**Given exercise**
Output the lines that follow exactly as they are.
• • • •
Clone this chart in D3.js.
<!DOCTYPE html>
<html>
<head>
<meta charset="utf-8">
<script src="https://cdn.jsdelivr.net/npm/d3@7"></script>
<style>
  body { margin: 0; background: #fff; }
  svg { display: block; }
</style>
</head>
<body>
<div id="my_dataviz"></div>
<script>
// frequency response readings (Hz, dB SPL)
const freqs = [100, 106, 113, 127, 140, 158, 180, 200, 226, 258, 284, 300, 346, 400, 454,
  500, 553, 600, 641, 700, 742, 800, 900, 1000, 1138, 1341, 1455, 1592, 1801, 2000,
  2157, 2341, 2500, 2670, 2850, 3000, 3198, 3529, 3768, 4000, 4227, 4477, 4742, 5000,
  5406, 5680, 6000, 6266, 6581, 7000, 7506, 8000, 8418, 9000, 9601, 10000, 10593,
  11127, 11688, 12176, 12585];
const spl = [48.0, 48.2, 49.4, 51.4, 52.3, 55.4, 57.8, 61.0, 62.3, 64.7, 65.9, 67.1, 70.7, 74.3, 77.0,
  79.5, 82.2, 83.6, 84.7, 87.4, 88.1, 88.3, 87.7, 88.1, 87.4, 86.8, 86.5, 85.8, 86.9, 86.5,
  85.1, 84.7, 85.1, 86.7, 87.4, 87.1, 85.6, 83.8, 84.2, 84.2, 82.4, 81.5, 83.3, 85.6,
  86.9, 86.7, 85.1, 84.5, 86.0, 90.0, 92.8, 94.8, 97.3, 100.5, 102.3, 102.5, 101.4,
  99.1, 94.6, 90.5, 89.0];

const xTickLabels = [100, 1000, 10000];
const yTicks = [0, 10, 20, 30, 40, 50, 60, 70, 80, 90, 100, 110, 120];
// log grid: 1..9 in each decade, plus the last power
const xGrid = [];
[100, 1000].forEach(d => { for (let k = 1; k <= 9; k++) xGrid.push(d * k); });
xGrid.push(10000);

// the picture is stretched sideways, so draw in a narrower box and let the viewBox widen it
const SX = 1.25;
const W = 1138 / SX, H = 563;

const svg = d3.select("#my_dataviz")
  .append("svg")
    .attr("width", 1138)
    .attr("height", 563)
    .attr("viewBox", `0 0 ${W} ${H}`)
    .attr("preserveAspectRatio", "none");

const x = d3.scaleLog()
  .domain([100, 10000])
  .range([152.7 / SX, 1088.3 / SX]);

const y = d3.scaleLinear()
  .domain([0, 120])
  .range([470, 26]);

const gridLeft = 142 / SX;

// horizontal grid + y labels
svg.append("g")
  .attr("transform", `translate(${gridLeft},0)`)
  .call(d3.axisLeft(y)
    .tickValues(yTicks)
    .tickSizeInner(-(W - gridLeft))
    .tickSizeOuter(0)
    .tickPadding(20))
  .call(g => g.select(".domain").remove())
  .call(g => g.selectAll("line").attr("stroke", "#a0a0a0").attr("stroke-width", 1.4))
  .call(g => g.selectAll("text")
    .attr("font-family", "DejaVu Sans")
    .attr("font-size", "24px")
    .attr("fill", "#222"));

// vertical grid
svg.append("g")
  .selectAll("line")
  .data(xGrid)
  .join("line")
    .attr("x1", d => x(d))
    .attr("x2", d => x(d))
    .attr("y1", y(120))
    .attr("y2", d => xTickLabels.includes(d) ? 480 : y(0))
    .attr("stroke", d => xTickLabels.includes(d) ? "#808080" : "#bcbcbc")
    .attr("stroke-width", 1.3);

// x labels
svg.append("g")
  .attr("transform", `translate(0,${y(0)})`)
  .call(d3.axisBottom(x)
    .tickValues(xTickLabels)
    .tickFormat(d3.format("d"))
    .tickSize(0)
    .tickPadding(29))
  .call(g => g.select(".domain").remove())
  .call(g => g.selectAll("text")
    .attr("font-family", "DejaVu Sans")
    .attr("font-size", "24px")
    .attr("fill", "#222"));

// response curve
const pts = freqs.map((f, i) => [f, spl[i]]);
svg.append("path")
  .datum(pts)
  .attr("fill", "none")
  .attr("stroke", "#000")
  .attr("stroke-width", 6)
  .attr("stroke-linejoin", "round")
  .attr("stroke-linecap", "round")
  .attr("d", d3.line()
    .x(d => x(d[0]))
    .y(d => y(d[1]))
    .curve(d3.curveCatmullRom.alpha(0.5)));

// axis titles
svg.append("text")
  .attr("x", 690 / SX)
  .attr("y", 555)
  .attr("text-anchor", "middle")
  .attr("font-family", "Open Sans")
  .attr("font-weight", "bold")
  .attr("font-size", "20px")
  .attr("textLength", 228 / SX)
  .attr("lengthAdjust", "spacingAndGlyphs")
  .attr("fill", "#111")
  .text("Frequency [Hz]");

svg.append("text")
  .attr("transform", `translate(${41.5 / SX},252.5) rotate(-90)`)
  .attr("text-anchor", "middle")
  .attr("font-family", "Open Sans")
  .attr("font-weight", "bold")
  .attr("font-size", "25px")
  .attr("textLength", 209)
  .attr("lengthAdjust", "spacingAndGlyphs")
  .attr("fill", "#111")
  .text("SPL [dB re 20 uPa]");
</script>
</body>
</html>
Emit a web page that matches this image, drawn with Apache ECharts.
• • • •
**Answer to the task**
Clone this chart in D3.js.
<!DOCTYPE html>
<html>
<head>
<meta charset="utf-8">
<script src="https://cdn.jsdelivr.net/npm/d3@7"></script>
<style>
  body { margin: 0; background: #fff; }
  svg { display: block; }
</style>
</head>
<body>
<div id="my_dataviz"></div>
<script>
// frequency response readings (Hz, dB SPL)
const freqs = [100, 106, 113, 127, 140, 158, 180, 200, 226, 258, 284, 300, 346, 400, 454,
  500, 553, 600, 641, 700, 742, 800, 900, 1000, 1138, 1341, 1455, 1592, 1801, 2000,
  2157, 2341, 2500, 2670, 2850, 3000, 3198, 3529, 3768, 4000, 4227, 4477, 4742, 5000,
  5406, 5680, 6000, 6266, 6581, 7000, 7506, 8000, 8418, 9000, 9601, 10000, 10593,
  11127, 11688, 12176, 12585];
const spl = [48.0, 48.2, 49.4, 51.4, 52.3, 55.4, 57.8, 61.0, 62.3, 64.7, 65.9, 67.1, 70.7, 74.3, 77.0,
  79.5, 82.2, 83.6, 84.7, 87.4, 88.1, 88.3, 87.7, 88.1, 87.4, 86.8, 86.5, 85.8, 86.9, 86.5,
  85.1, 84.7, 85.1, 86.7, 87.4, 87.1, 85.6, 83.8, 84.2, 84.2, 82.4, 81.5, 83.3, 85.6,
  86.9, 86.7, 85.1, 84.5, 86.0, 90.0, 92.8, 94.8, 97.3, 100.5, 102.3, 102.5, 101.4,
  99.1, 94.6, 90.5, 89.0];

const xTickLabels = [100, 1000, 10000];
const yTicks = [0, 10, 20, 30, 40, 50, 60, 70, 80, 90, 100, 110, 120];
// log grid: 1..9 in each decade, plus the last power
const xGrid = [];
[100, 1000].forEach(d => { for (let k = 1; k <= 9; k++) xGrid.push(d * k); });
xGrid.push(10000);

// the picture is stretched sideways, so draw in a narrower box and let the viewBox widen it
const SX = 1.25;
const W = 1138 / SX, H = 563;

const svg = d3.select("#my_dataviz")
  .append("svg")
    .attr("width", 1138)
    .attr("height", 563)
    .attr("viewBox", `0 0 ${W} ${H}`)
    .attr("preserveAspectRatio", "none");

const x = d3.scaleLog()
  .domain([100, 10000])
  .range([152.7 / SX, 1088.3 / SX]);

const y = d3.scaleLinear()
  .domain([0, 120])
  .range([470, 26]);

const gridLeft = 142 / SX;

// horizontal grid + y labels
svg.append("g")
  .attr("transform", `translate(${gridLeft},0)`)
  .call(d3.axisLeft(y)
    .tickValues(yTicks)
    .tickSizeInner(-(W - gridLeft))
    .tickSizeOuter(0)
    .tickPadding(20))
  .call(g => g.select(".domain").remove())
  .call(g => g.selectAll("line").attr("stroke", "#a0a0a0").attr("stroke-width", 1.4))
  .call(g => g.selectAll("text")
    .attr("font-family", "DejaVu Sans")
    .attr("font-size", "24px")
    .attr("fill", "#222"));

// vertical grid
svg.append("g")
  .selectAll("line")
  .data(xGrid)
  .join("line")
    .attr("x1", d => x(d))
    .attr("x2", d => x(d))
    .attr("y1", y(120))
    .attr("y2", d => xTickLabels.includes(d) ? 480 : y(0))
    .attr("stroke", d => xTickLabels.includes(d) ? "#808080" : "#bcbcbc")
    .attr("stroke-width", 1.3);

// x labels
svg.append("g")
  .attr("transform", `translate(0,${y(0)})`)
  .call(d3.axisBottom(x)
    .tickValues(xTickLabels)
    .tickFormat(d3.format("d"))
    .tickSize(0)
    .tickPadding(29))
  .call(g => g.select(".domain").remove())
  .call(g => g.selectAll("text")
    .attr("font-family", "DejaVu Sans")
    .attr("font-size", "24px")
    .attr("fill", "#222"));

// response curve
const pts = freqs.map((f, i) => [f, spl[i]]);
svg.append("path")
  .datum(pts)
  .attr("fill", "none")
  .attr("stroke", "#000")
  .attr("stroke-width", 6)
  .attr("stroke-linejoin", "round")
  .attr("stroke-linecap", "round")
  .attr("d", d3.line()
    .x(d => x(d[0]))
    .y(d => y(d[1]))
    .curve(d3.curveCatmullRom.alpha(0.5)));

// axis titles
svg.append("text")
  .attr("x", 690 / SX)
  .attr("y", 555)
  .attr("text-anchor", "middle")
  .attr("font-family", "Open Sans")
  .attr("font-weight", "bold")
  .attr("font-size", "20px")
  .attr("textLength", 228 / SX)
  .attr("lengthAdjust", "spacingAndGlyphs")
  .attr("fill", "#111")
  .text("Frequency [Hz]");

svg.append("text")
  .attr("transform", `translate(${41.5 / SX},252.5) rotate(-90)`)
  .attr("text-anchor", "middle")
  .attr("font-family", "Open Sans")
  .attr("font-weight", "bold")
  .attr("font-size", "25px")
  .attr("textLength", 209)
  .attr("lengthAdjust", "spacingAndGlyphs")
  .attr("fill", "#111")
  .text("SPL [dB re 20 uPa]");
</script>
</body>
</html>
Emit a web page that matches this image, drawn with Apache ECharts.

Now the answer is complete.